Getting there proves a challenge. Not all roads have names, which means not all houses have addresses, which makes navigating the unknown blocks of suburbia difficult. This problem is exacerbated by a new crew of taxi drivers, part of a government-sponsored expansion of the city’s fleet, who don’t yet know the city. I struggle for about 20 minutes on the phone with the gallery’s owner, making U-turns and looking for unmarked streets as the taxi driver grumbles.

AFP Not so local: 'Tete de Femme', a painting by Pablo Picasso

When I finally find the gallery, its owner, Lamees Bazirgan, a stout Iraqi woman, welcomes me into the villa’s main floor, where the exhibition is taking place. Koranic verses emblazoned on wall hangings flutter above colourful ceramics decorated with Arabic script in the three rooms comprising the ground floor of the gallery.

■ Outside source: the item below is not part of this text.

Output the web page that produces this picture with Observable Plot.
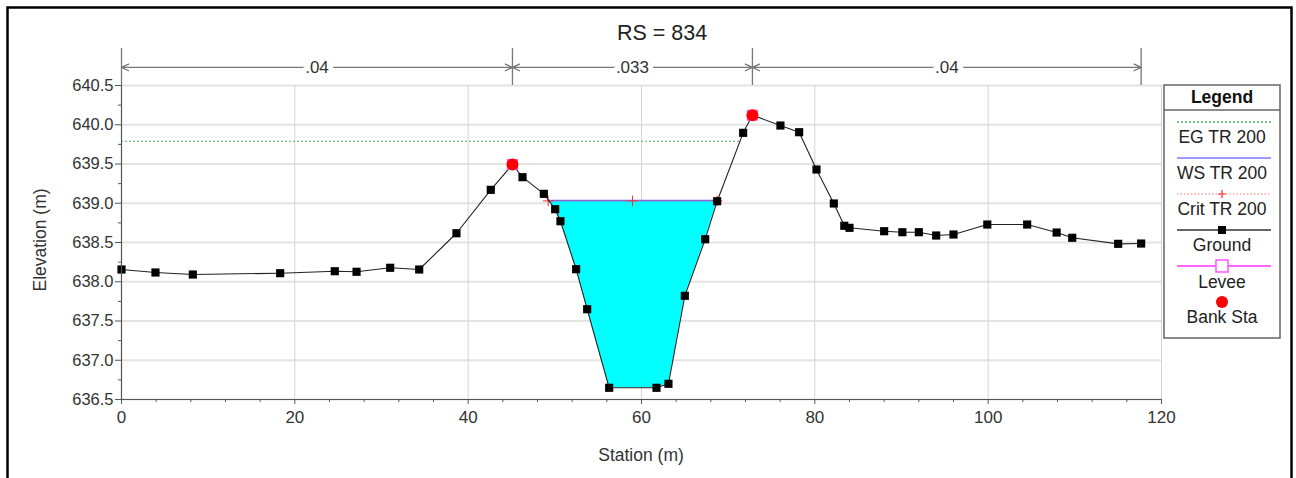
<!DOCTYPE html>
<html><head><meta charset="utf-8">
<script src="https://cdn.jsdelivr.net/npm/d3@7"></script>
<script src="https://cdn.jsdelivr.net/npm/@observablehq/plot@0.6"></script>
<style>
body{margin:0;background:#fff;}
#chart svg{display:block;}
</style></head><body><div id="chart"></div>
<script>
// ---- Data ----
const stations = [0, 3.92, 8.23, 18.31, 24.61, 27.12, 31.0, 34.35, 38.65, 42.61, 45.11, 46.27, 48.73, 50.04, 50.65, 52.46, 53.73, 56.27, 61.73, 63.11, 65.0, 67.35, 68.73, 71.73, 72.8, 76.03, 78.19, 80.19, 82.19, 83.4, 84.0, 88.0, 90.1, 92.0, 94.0, 96.0, 99.9, 104.5, 107.9, 109.7, 115.0, 117.65];
const elevations = [638.156, 638.118, 638.092, 638.109, 638.134, 638.127, 638.178, 638.156, 638.618, 639.171, 639.494, 639.332, 639.12, 638.924, 638.771, 638.16, 637.65, 636.649, 636.649, 636.70, 637.821, 638.542, 639.026, 639.897, 640.122, 639.99, 639.905, 639.43, 638.997, 638.713, 638.687, 638.644, 638.631, 638.631, 638.589, 638.602, 638.729, 638.729, 638.627, 638.56, 638.483, 638.487];
const bankStations = [45.11, 72.8];
const bankElevations = [639.494, 640.122];
const nBreaks = [0, 45.11, 72.8, 117.65];
const nValues = [".04", ".033", ".04"];
const wsElev = 639.035, wsLeft = 49.23, wsRight = 68.73;
const critElev = 639.03;
const critStations = [49.23, 58.96, 68.73];
const egElev = 639.79;
const egStations = [0, 71.36];
const yTicks = [636.5, 637.0, 637.5, 638.0, 638.5, 639.0, 639.5, 640.0, 640.5];
const yMinor = [636.75, 637.25, 637.75, 638.25, 638.75, 639.25, 639.75, 640.25];
const xTicks = [0, 20, 40, 60, 80, 100, 120];
const xMinor = [4, 8, 12, 16, 24, 28, 32, 36, 44, 48, 52, 56, 64, 68, 72, 76, 84, 88, 92, 96, 104, 108, 112, 116];
const title = "RS = 834";
const xLabel = "Station (m)";
const yLabel = "Elevation (m)";
const legendItems = ["EG TR 200", "WS TR 200", "Crit TR 200", "Ground", "Levee", "Bank Sta"];

// ---- Build tables ----
const ground = stations.map((s, i) => ({st: s, el: elevations[i]}));
const banks = bankStations.map((s, i) => ({st: s, el: bankElevations[i]}));
const water = [{st: wsLeft, el: wsElev}, ...ground.filter(d => d.st > wsLeft && d.st < wsRight), {st: wsRight, el: wsElev}];
const spans = nValues.map((n, i) => ({n, a: nBreaks[i], b: nBreaks[i + 1], m: (nBreaks[i] + nBreaks[i + 1]) / 2}));
const yArrow = 640.73, yTopN = 640.97;
const FONT = "'Liberation Sans', Arial, sans-serif";

const chart = Plot.plot({
  width: 1296, height: 478,
  marginLeft: 121, marginRight: 135, marginTop: 85, marginBottom: 79,
  x: {domain: [0, 120], label: null},
  y: {domain: [636.5, 640.5], label: null},
  style: {fontFamily: FONT, fontSize: "16px", color: "#333", background: "white"},
  marks: [
    Plot.gridY(yTicks, {stroke: "#e4e4e4", strokeWidth: 2, strokeOpacity: 1}),
    Plot.gridX(xTicks.slice(1), {stroke: "#d4d4d4", strokeOpacity: 1}),
    Plot.areaY(water, {x: "st", y1: "el", y2: wsElev, fill: "#00ffff"}),
    Plot.ruleY([egElev], {x1: egStations[0], x2: egStations[1], stroke: "#4caf50", strokeDasharray: "2,2", strokeWidth: 1.2}),
    Plot.ruleY([wsElev], {x1: wsLeft, x2: wsRight, stroke: "#6a6aff", strokeWidth: 1.5}),
    Plot.ruleY([critElev], {x1: wsLeft, x2: wsRight, stroke: "#ff5a5a", strokeDasharray: "1.5,2", strokeWidth: 1}),
    Plot.dot(critStations, {x: d => d, y: () => critElev, symbol: "plus", stroke: "#ff3030", r: 3.5, strokeWidth: 1}),
    Plot.line(ground, {x: "st", y: "el", stroke: "#222", strokeWidth: 1.1}),
    Plot.dot(ground, {x: "st", y: "el", symbol: "square", fill: "black", r: 4.6}),
    Plot.dot(banks, {x: "st", y: "el", symbol: "square", fill: "#ff88ff", stroke: "#ff55ff", r: 5.4}),
    Plot.dot(banks, {x: "st", y: "el", fill: "red", r: 6}),
    Plot.ruleX([0], {stroke: "#555", strokeWidth: 1.2}),
    Plot.ruleY([636.5], {stroke: "#555", strokeWidth: 1.2}),
    Plot.axisY(yTicks, {tickSize: 6, tickPadding: 2, tickFormat: d => d.toFixed(1), fontSize: 16.5, stroke: "#555"}),
    Plot.axisY(yMinor, {tickSize: 3, tickFormat: () => "", stroke: "#555"}),
    Plot.axisX(xTicks, {tickSize: 5, tickPadding: 6, tickFormat: d => String(d), fontSize: 17, stroke: "#555"}),
    Plot.axisX(xMinor, {tickSize: 3, tickFormat: () => "", stroke: "#555"}),
    // Manning's n annotation above the plot
    Plot.ruleX(nBreaks, {y1: 640.5, y2: yTopN, stroke: "#777", strokeWidth: 1.3}),
    Plot.arrow(spans, {x1: "m", x2: "a", y1: yArrow, y2: yArrow, stroke: "#777", strokeWidth: 1.3, headLength: 9, headAngle: 50}),
    Plot.arrow(spans, {x1: "m", x2: "b", y1: yArrow, y2: yArrow, stroke: "#777", strokeWidth: 1.3, headLength: 9, headAngle: 50}),
    Plot.text(spans, {x: "m", y: yArrow, text: "n", fill: "#333", stroke: "white", strokeWidth: 10, fontSize: 17})
  ]
});

document.getElementById("chart").appendChild(chart);
const svg = d3.select(chart);

// outer frame
svg.append("rect").attr("x", 7.5).attr("y", 7.5).attr("width", 1284).attr("height", 500)
  .attr("fill", "none").attr("stroke", "#000").attr("stroke-width", 2.5);

// titles
svg.append("text").attr("x", 662).attr("y", 40).attr("text-anchor", "middle")
  .attr("font-family", FONT).attr("font-size", 21.5).attr("fill", "#222").text(title);
svg.append("text").attr("x", 641).attr("y", 461).attr("text-anchor", "middle")
  .attr("font-family", FONT).attr("font-size", 17.5).attr("fill", "#333").text(xLabel);
svg.append("text").attr("transform", "translate(46,240) rotate(-90)").attr("text-anchor", "middle")
  .attr("font-family", FONT).attr("font-size", 17.5).attr("fill", "#333").text(yLabel);

// legend
const L = svg.append("g").attr("font-family", FONT);
const lx0 = 1164, lx1 = 1280, lc = (lx0 + lx1) / 2;
L.append("rect").attr("x", lx0).attr("y", 85).attr("width", lx1 - lx0).attr("height", 253)
  .attr("fill", "white").attr("stroke", "#666").attr("stroke-width", 1.5);
L.append("line").attr("x1", lx0).attr("x2", lx1).attr("y1", 110).attr("y2", 110).attr("stroke", "#666").attr("stroke-width", 1.5);
L.append("text").attr("x", lc).attr("y", 103).attr("text-anchor", "middle").attr("font-weight", "bold")
  .attr("font-size", 17.5).attr("fill", "#111").text("Legend");
const ly = [122, 158, 194, 230, 266, 302];
const ty = [143, 179, 215, 251, 288, 323];
const seg = (y, stroke, w, dash) => L.append("line").attr("x1", 1177).attr("x2", 1271).attr("y1", y).attr("y2", y)
  .attr("stroke", stroke).attr("stroke-width", w).attr("stroke-dasharray", dash || null);
seg(ly[0], "#4caf50", 1.4, "2,2");
seg(ly[1], "#9a9aff", 2);
seg(ly[2], "#ff7070", 1.2, "1.5,2");
L.append("path").attr("d", `M${lc-4},${ly[2]}h8M${lc},${ly[2]-4}v8`).attr("stroke", "#ff3030").attr("stroke-width", 1.2);
seg(ly[3], "#333", 1.3);
L.append("rect").attr("x", lc - 4).attr("y", ly[3] - 4).attr("width", 8).attr("height", 8).attr("fill", "black");
seg(ly[4], "#ff66ff", 2);
L.append("rect").attr("x", lc - 6).attr("y", ly[4] - 6).attr("width", 12).attr("height", 12).attr("fill", "white").attr("stroke", "#ff55ff").attr("stroke-width", 1.5);
L.append("circle").attr("cx", lc).attr("cy", ly[5]).attr("r", 6).attr("fill", "red");
legendItems.forEach((t, i) => L.append("text").attr("x", lc).attr("y", ty[i]).attr("text-anchor", "middle")
  .attr("font-size", 17.5).attr("fill", "#222").text(t));
</script>
</body></html>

Mrs Bazirgan owned a hair salon in Iraq, where she displayed works by her husband and his brother. When she emigrated to the United Arab Emirates (UAE) in January, she decided to open a gallery here: not, she says, as a business, but as a symbol of her family’s appreciation of art, and the respite it has given them from the turbulence of Iraq. Simple enough—but in the UAE's tiny art scene, a commitment to local talent is exceptional.

Though exhibition centres and hotels host international art-exhibitions with increasing frequency, there exists no culture of nurturing or appreciating local artists. This is one of the only galleries showing the work of artists like Sarmed, a potter from Dubai who walks me through his collection.

The museum’s business manager, a gentle, young Iraqi woman, offers dates stuffed with dried apricots. I accept and realise a French couple has entered the gallery, along with a few Arab women. Mrs Bazirgan tells me the gallery sells works, but interest from the Emirati community is limited.

Given the government’s commitment to development, particularly in the arts (the Louvre and Guggenheim are both building branches here), the country will almost surely become a regional centre for art and culture. But the gap between that future and the current realities of this struggling art gallery are stark.

As I make my way out, Mrs Bazirgan tells me that she’s planning to put a sign on the main street to alert people of the gallery (and presumably help visitors like me find our way). I head to that street, a highway lined with palm trees, and realise the gallery is only a short walk from my apartment. Abu Dhabi could surely use more signs, and more galleries such as this one.